A premature rate cut or external shock (such as Brent crude rising above US$120 per barrel) could widen the current-account deficit, fuel dollar demand, and pressure Turkey’s still-recovering reserves. ING cautions that a sharp rise in commodity prices would threaten disinflation efforts, potentially forcing the central bank into emergency rate hikes or capital controls. Either scenario could disrupt major public investments planned for 2026–27, including metro expansion, port upgrades and defence projects.
Conclusion
Turkey offers a mix of genuine opportunity and conditional risk. Inflation is being brought under control, reserves have started to recover and export revenues are rising as trade routes shift from sea to land. This momentum is reinforced by a growing logistics network and a foreign policy that spreads exposure across the Gulf, Europe and Russia without leaning too heavily on any one partner.
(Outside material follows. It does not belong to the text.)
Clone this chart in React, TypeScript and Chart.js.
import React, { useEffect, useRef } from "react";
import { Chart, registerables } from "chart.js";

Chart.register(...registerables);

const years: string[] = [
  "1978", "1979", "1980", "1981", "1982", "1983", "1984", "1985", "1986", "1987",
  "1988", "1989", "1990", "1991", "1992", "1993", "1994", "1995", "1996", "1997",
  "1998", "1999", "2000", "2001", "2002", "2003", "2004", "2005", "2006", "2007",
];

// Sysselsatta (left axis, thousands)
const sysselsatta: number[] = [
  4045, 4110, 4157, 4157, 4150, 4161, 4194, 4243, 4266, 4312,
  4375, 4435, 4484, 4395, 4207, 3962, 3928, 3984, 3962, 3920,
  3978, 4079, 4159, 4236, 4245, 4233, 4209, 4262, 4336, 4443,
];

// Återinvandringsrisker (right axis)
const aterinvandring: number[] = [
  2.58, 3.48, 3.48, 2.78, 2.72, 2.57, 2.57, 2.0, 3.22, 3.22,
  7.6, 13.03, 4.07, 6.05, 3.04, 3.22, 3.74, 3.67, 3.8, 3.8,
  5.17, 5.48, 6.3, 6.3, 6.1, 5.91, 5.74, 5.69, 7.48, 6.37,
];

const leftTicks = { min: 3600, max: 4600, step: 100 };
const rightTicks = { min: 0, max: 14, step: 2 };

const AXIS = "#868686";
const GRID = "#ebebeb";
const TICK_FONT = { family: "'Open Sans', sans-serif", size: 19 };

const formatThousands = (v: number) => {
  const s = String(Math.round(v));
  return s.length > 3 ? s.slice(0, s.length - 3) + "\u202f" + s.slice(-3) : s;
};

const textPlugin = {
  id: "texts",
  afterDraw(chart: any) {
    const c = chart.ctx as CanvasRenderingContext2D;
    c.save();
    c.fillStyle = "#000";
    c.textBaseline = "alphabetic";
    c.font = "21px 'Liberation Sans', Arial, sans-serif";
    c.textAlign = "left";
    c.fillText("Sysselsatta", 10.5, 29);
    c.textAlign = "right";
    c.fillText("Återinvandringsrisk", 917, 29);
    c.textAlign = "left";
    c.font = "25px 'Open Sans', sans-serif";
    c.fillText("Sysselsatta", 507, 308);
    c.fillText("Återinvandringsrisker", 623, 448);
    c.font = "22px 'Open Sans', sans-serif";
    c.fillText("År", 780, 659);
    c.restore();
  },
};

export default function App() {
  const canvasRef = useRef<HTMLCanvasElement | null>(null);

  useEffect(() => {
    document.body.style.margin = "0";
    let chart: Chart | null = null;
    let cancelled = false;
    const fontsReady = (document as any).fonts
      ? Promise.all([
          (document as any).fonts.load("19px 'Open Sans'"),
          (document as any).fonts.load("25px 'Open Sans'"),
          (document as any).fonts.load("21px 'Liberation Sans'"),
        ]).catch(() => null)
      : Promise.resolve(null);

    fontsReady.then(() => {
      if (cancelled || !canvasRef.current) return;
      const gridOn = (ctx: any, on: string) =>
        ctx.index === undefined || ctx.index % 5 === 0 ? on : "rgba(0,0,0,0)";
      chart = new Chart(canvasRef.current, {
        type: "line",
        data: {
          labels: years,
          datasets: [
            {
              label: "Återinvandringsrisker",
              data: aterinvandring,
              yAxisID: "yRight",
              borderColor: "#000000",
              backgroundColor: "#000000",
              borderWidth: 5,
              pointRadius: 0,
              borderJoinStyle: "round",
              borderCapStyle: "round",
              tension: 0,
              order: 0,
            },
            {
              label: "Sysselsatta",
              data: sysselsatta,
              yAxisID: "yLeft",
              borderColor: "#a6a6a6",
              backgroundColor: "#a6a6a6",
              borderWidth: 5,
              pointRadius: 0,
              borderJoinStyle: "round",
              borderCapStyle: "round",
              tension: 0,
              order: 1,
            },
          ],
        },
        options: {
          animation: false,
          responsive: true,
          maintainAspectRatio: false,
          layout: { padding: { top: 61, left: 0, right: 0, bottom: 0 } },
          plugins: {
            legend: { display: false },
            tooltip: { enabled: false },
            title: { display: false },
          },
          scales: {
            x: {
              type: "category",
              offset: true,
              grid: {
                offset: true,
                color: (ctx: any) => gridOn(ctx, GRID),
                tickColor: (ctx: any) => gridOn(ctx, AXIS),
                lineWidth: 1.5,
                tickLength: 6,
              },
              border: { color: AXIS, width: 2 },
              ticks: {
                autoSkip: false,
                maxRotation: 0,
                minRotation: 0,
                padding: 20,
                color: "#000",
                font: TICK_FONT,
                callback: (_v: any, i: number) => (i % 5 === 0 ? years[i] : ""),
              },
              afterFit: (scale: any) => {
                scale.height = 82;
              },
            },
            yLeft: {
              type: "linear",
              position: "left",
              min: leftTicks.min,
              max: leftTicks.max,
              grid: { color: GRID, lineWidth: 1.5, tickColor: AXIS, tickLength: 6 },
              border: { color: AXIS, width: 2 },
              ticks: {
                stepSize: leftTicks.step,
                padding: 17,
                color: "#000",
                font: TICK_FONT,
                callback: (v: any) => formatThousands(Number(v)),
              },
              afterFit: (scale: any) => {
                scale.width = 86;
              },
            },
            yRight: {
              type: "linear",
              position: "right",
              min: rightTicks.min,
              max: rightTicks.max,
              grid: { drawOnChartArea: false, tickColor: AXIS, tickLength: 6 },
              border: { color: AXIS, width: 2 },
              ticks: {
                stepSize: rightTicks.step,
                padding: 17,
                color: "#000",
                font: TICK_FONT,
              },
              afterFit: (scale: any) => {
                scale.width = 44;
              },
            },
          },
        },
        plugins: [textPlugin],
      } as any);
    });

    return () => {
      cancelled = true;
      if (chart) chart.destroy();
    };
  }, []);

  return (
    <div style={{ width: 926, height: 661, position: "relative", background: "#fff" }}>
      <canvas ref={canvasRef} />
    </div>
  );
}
The investment landscape is changing. The fast-tracked renewable permit system and expanding energy pipeline create space for green capital to move quickly. Major trade corridor projects and efforts to modernise the EU Customs Union could redraw freight patterns and influence how future regulations take shape. However, none of this is guaranteed. If energy prices surge or interest rates are cut too soon, the economic gains could unravel. Reserves would come under pressure, and capital controls might follow stalling construction and key infrastructure rollouts.
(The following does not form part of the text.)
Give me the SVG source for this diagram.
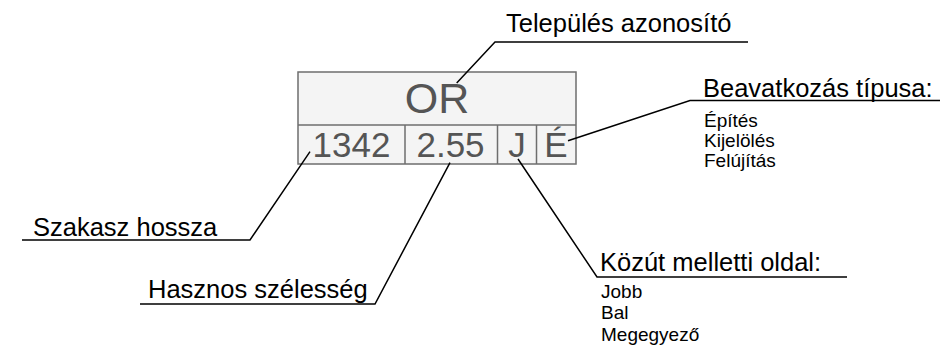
<svg xmlns="http://www.w3.org/2000/svg" width="941" height="360" viewBox="0 0 941 360">
<style>
.cell{fill:#f4f4f4;stroke:#6e6e6e;stroke-width:1.5}
.div{stroke:#6e6e6e;stroke-width:1.5;fill:none}
.val{font-family:"Liberation Sans",Arial,sans-serif;fill:#555;text-anchor:middle}
.lead{stroke:#000;stroke-width:1.5;fill:none}
.hd{font-family:"Liberation Sans",Arial,sans-serif;font-size:25.5px;fill:#000}
.it{font-family:"Liberation Sans",Arial,sans-serif;font-size:19px;fill:#000}
</style>
<rect width="941" height="360" fill="#fff"/>
<g id="box">
<rect class="cell" x="298" y="72" width="278" height="92"/>
<line class="div" x1="298" y1="125" x2="576" y2="125"/>
<line class="div" x1="405" y1="125" x2="405" y2="164"/>
<line class="div" x1="497.5" y1="125" x2="497.5" y2="164"/>
<line class="div" x1="536.5" y1="125" x2="536.5" y2="164"/>
<text class="val" x="437" y="113" font-size="43">OR</text>
<text class="val" x="351.5" y="157" font-size="35">1342</text>
<text class="val" x="450.5" y="157" font-size="35">2.55</text>
<text class="val" x="517" y="157" font-size="35">J</text>
<text class="val" x="556" y="157" font-size="35">É</text>
</g>
<g id="connectors">
<polyline class="lead" points="456.7,83 495,42 748,42"/>
<polyline class="lead" points="568,140.7 690,100.5 940,100.5"/>
<polyline class="lead" points="310,151.7 250,240 22,240"/>
<polyline class="lead" points="450,162.7 375,304 140,304"/>
<polyline class="lead" points="518,159 597,277 847,277"/>
</g>
<g id="label-telepules">
<text class="hd" x="506" y="32">Település azonosító</text>
</g>
<g id="label-beavatkozas">
<text class="hd" x="703" y="97">Beavatkozás típusa:</text>
<text class="it" x="704" y="127">Építés</text>
<text class="it" x="704" y="147">Kijelölés</text>
<text class="it" x="704" y="167">Felújítás</text>
</g>
<g id="label-szakasz">
<text class="hd" x="33" y="236">Szakasz hossza</text>
</g>
<g id="label-hasznos">
<text class="hd" x="148" y="298">Hasznos szélesség</text>
</g>
<g id="label-kozut">
<text class="hd" x="600" y="271">Közút melletti oldal:</text>
<text class="it" x="601" y="298">Jobb</text>
<text class="it" x="601" y="319">Bal</text>
<text class="it" x="601" y="341">Megegyező</text>
</g>
</svg>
Capital commitments should be linked to signs of macro stability and reserve health. Contracts must allow for currency flexibility and the possibility of sanctions exposure. Overland routes should be built into logistics plans in case maritime choke points close again. With the right safeguards, it is possible to benefit from Turkey’s strategic location and growth ambitions without becoming overexposed if reforms lose momentum.